MWH3 – What is a brand and how can branding help you make money?

 

 

If you’re in business, whether you realise it or not, you have (or you are) a brand.

But what is a brand? And does branding really matter? 

I believe yes, branding does matter, and I’m going to answer these questions and help you understand why in this episode today.

As a personal branding photographer and self-confessed brand nerd, I’m always looking for ways to learn more about branding. Brand identity was my first role at IBM after I graduated from uni and throughout the years in business it’s remained something I’m really interested in and passionate about. 

Recently I went to a personal branding workshop at General Assembly, which is an adult education company in London that runs nighttime workshops (they also have offices in Australia, the US, Hong Kong and Singapore). It was a really fun night where we talked about the basics of personal branding and what goes into building one. 

The workshop facilitator, who’s name is Howard Kingston, described personal branding as ‘a desired perception’. A desired perception – think about that and what that means for a second. How do you desire to be perceived? 

I loved that description, and I agree that distilled right down, that’s exactly what a brand is. And as a result, the process of brand-building is therefore all about proactively shaping the way you and your business are perceived in the marketplace.

Yep, you heard me right – “proactively shaping”. That means we get to influence how people perceive us. Because ultimately it’s your customers who perceive your brand as the sum of your customer service, identity, logo, value, and reputation – and when you’re intentional and thoughtful about what you’re putting out there for your customers to experience, you get to shape the perception that they form.

Which brings me back to what I said at the start of the episode, which is that whether you realise or not, and whether you care or not, you have a brand. We can’t escape it, much as we might like to try! As humans, we’re wired to organise our thoughts into categories, and we need to classify everything we experience into categories so we can better understand them. 

Whether that be distinguishing species of animals apart from one another and deciding which one we’d want as a pet, or differentiating certain colours from each other and choosing our favourite based on how each colours makes us feel – the same principles apply to people and brands. Even if we like to think we don’t make judgements or perceptions of people, on a subconscious level we do – it’s just our way of mentally processing and organising our experiences so we can better understand and evaluate different options against one another.

And so what does that mean for you? Well, it means that, right now, in whatever way shape or form you’ve been showing up in your business, you already have a brand – planned or not – because people perceive you in a certain way. 

Seth Godin defined a brand as a set of “expectations, memories, stories and relationships” that together drive the decision to choose a particular company, product or service.

If you think about it now – including everything from the communication of your purpose and values, your visual identity to the experience people get from all aspects of interacting with you on and offline – are you happy with the way you are perceived? 

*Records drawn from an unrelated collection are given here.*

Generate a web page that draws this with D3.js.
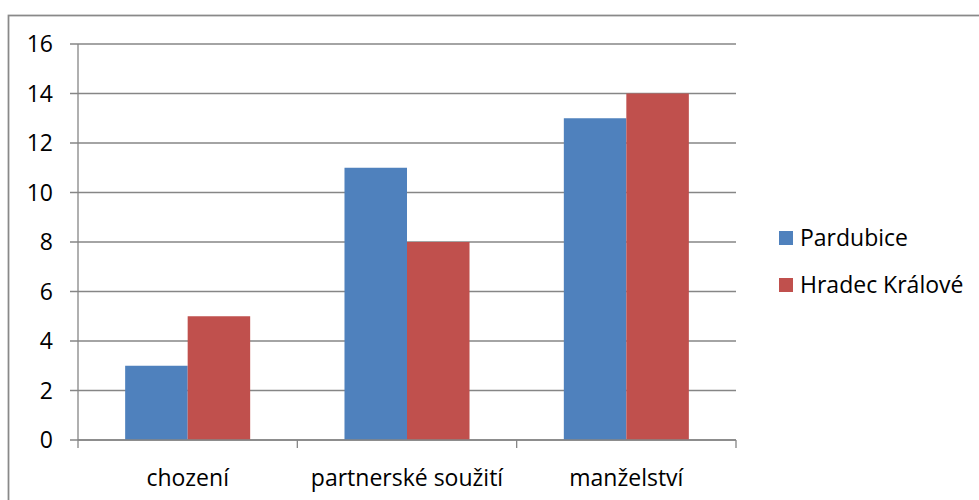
<!DOCTYPE html>
<html><head><meta charset="utf-8">
<script src="https://cdn.jsdelivr.net/npm/d3@7"></script>
<style>body{margin:0;background:#fff;} svg{display:block;font-family:"Open Sans","Liberation Sans",sans-serif;}</style>
</head><body>
<svg id="c" width="979" height="500"></svg>
<script>
const categories = ["chození", "partnerské soužití", "manželství"];
const seriesNames = ["Pardubice", "Hradec Králové"];
const pardubice = [3, 11, 13];
const hradec = [5, 8, 14];
const yTicks = [0, 2, 4, 6, 8, 10, 12, 14, 16];
const colors = ["#4F81BD", "#C0504D"];

const svg = d3.select("#c");
// outer border
svg.append("rect").attr("x", 8.5).attr("y", 15.5).attr("width", 1000).attr("height", 1000)
  .attr("fill", "none").attr("stroke", "#898989").attr("stroke-width", 1.75);

const L = 78, R = 736, T = 44, B = 440;
const x = d3.scaleBand().domain(categories).range([L, R]).paddingInner(0).paddingOuter(0);
const y = d3.scaleLinear().domain([0, 16]).range([B, T]);
const groupW = x.bandwidth() * 0.57;
const xs = d3.scaleBand().domain(seriesNames).range([0, groupW]);

// gridlines
svg.append("g").selectAll("line").data(yTicks).join("line")
  .attr("x1", L - 8).attr("x2", R).attr("y1", d => y(d)).attr("y2", d => y(d))
  .attr("stroke", "#868686").attr("stroke-width", 1.3);

// bars
const series = [pardubice, hradec];
series.forEach((vals, si) => {
  svg.append("g").selectAll("rect").data(vals).join("rect")
    .attr("x", (d, i) => x(categories[i]) + (x.bandwidth() - groupW) / 2 + xs(seriesNames[si]))
    .attr("width", xs.bandwidth())
    .attr("y", d => y(d)).attr("height", d => B - y(d))
    .attr("fill", colors[si]);
});

// y axis line
svg.append("line").attr("x1", L).attr("x2", L).attr("y1", T).attr("y2", B)
  .attr("stroke", "#868686").attr("stroke-width", 1.3);
// x axis line + ticks
svg.append("line").attr("x1", L).attr("x2", R).attr("y1", B).attr("y2", B)
  .attr("stroke", "#868686").attr("stroke-width", 1.3);
const bounds = categories.map(c => x(c)).concat([R]);
svg.append("g").selectAll("line").data(bounds).join("line")
  .attr("x1", d => d).attr("x2", d => d).attr("y1", B).attr("y2", B + 8)
  .attr("stroke", "#868686").attr("stroke-width", 1.3);

// y labels
svg.append("g").selectAll("text").data(yTicks).join("text")
  .attr("x", 53).attr("y", d => y(d)).attr("dy", "0.35em").attr("text-anchor", "end")
  .style("font-size", "23px").attr("fill", "#000").text(d => d);

// x labels
svg.append("g").selectAll("text").data(categories).join("text")
  .attr("x", d => x(d) + x.bandwidth() / 2).attr("y", 478).attr("dy", "0.35em")
  .attr("text-anchor", "middle").style("font-size", "23px").attr("fill", "#000").text(d => d);

// legend
const leg = svg.append("g").selectAll("g").data(seriesNames).join("g")
  .attr("transform", (d, i) => `translate(779,${238 + i * 47})`);
leg.append("rect").attr("x", 0).attr("y", -7).attr("width", 14).attr("height", 14)
  .attr("fill", (d, i) => colors[i]);
leg.append("text").attr("x", 21).attr("y", 0).attr("dy", "0.35em")
  .style("font-size", "23px").attr("fill", "#000").text(d => d);
</script>
</body></html>
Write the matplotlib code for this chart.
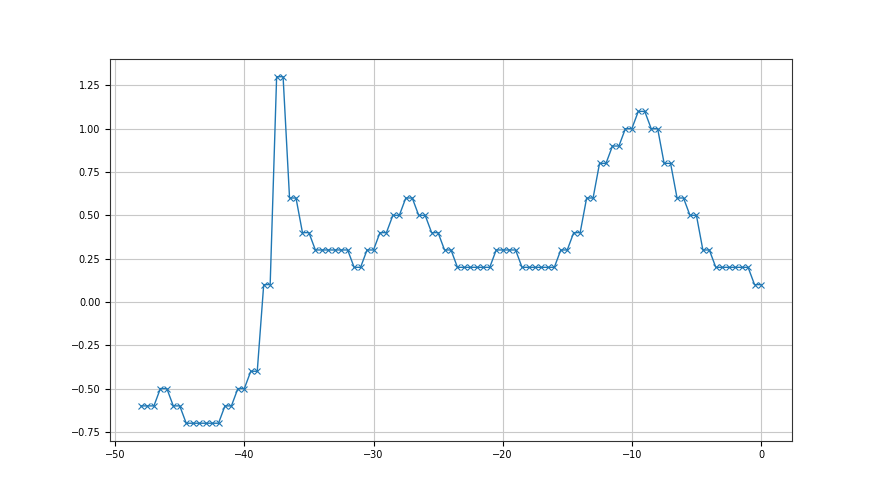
import numpy as np
import matplotlib
matplotlib.use('Agg')
import matplotlib.pyplot as plt

# step values (one per half unit, from -48 to 0)
levels = [-0.6, -0.5, -0.6, -0.7, -0.6, -0.5, -0.4, 0.1, 1.3, 0.6, 0.4,
          0.3, 0.2, 0.3, 0.4, 0.5, 0.6, 0.5, 0.4, 0.3, 0.2, 0.3, 0.2,
          0.3, 0.4, 0.6, 0.8, 0.9, 1.0, 1.1, 1.0, 0.8, 0.6, 0.5, 0.3, 0.2, 0.1]
counts = [3, 2, 2, 6, 2, 2, 2, 2, 2, 2, 2,
          6, 2, 2, 2, 2, 2, 2, 2, 2, 6, 4, 6,
          2, 2, 2, 2, 2, 2, 2, 2, 2, 2, 2, 2, 6, 2]

y = []
for lv, c in zip(levels, counts):
    y += [lv] * c
x = np.arange(len(y)) * 0.5 - 48.0

fig, ax = plt.subplots(figsize=(8.8, 4.95), dpi=100)
ax.plot(x, y, marker='x', color='#1f77b4', linewidth=1.0, markersize=4, markeredgewidth=0.8)
ax.grid(True, color='#c8c8c8', linewidth=0.8)
ax.tick_params(labelsize=7)
for s in ax.spines.values():
    s.set_color('#333333')
plt.savefig('out.png')
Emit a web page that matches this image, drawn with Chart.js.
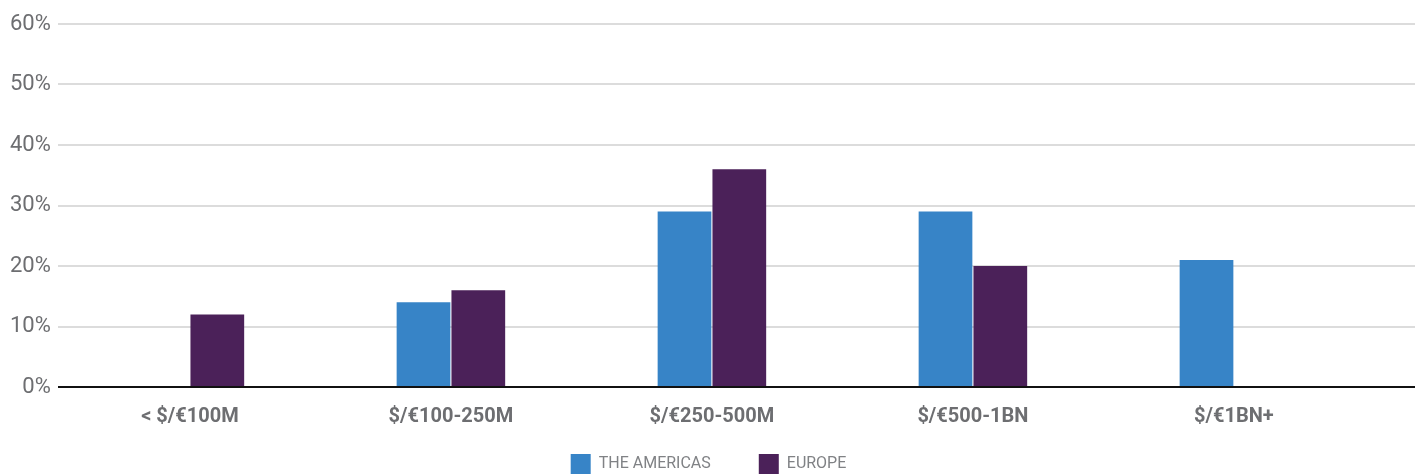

If you’re not sure how to answer that, let’s dig a little deeper into the implications of perception: 

  • Are you happy with the type of customers you’re attracting? 
  • Are you attracting people who are your ideal customers? 
  • Who are happy to pay you what you’re worth without question? 
  • Who sing your praises and tell other people about their experience with you? 
  • Do you get approached with opportunities from other people and organisations within your industry? 
  • Are you seen as proficient or even expert at what you do?

A strong and intentional brand can help you excel in your industry in all of these areas and more.

So here’s what intentional Branding can help you to do:

  • Establish and strengthen your desired position in your market – whether that be a leader, trustworthy, a provider of excellent service, personable and friendly or middle of the road
  • Raise your prices and charge rates that not only allow you to get by, but to thrive in your business and your personal life. When you have elevated positioning, identity and service all working together, people will be happy to pay you higher rates.
  • Attract opportunities as a guest on interviews and podcasts, 
  • Sell out your programs and offers – if your customers know that you deliver a product or service that’s consistent with the experience you’ve been giving them through your brand presence, they’re going to have a level of trust that makes it easier for them to buy from you
  • Lift your perceived value (also known as brand equity) – because value is all about perception.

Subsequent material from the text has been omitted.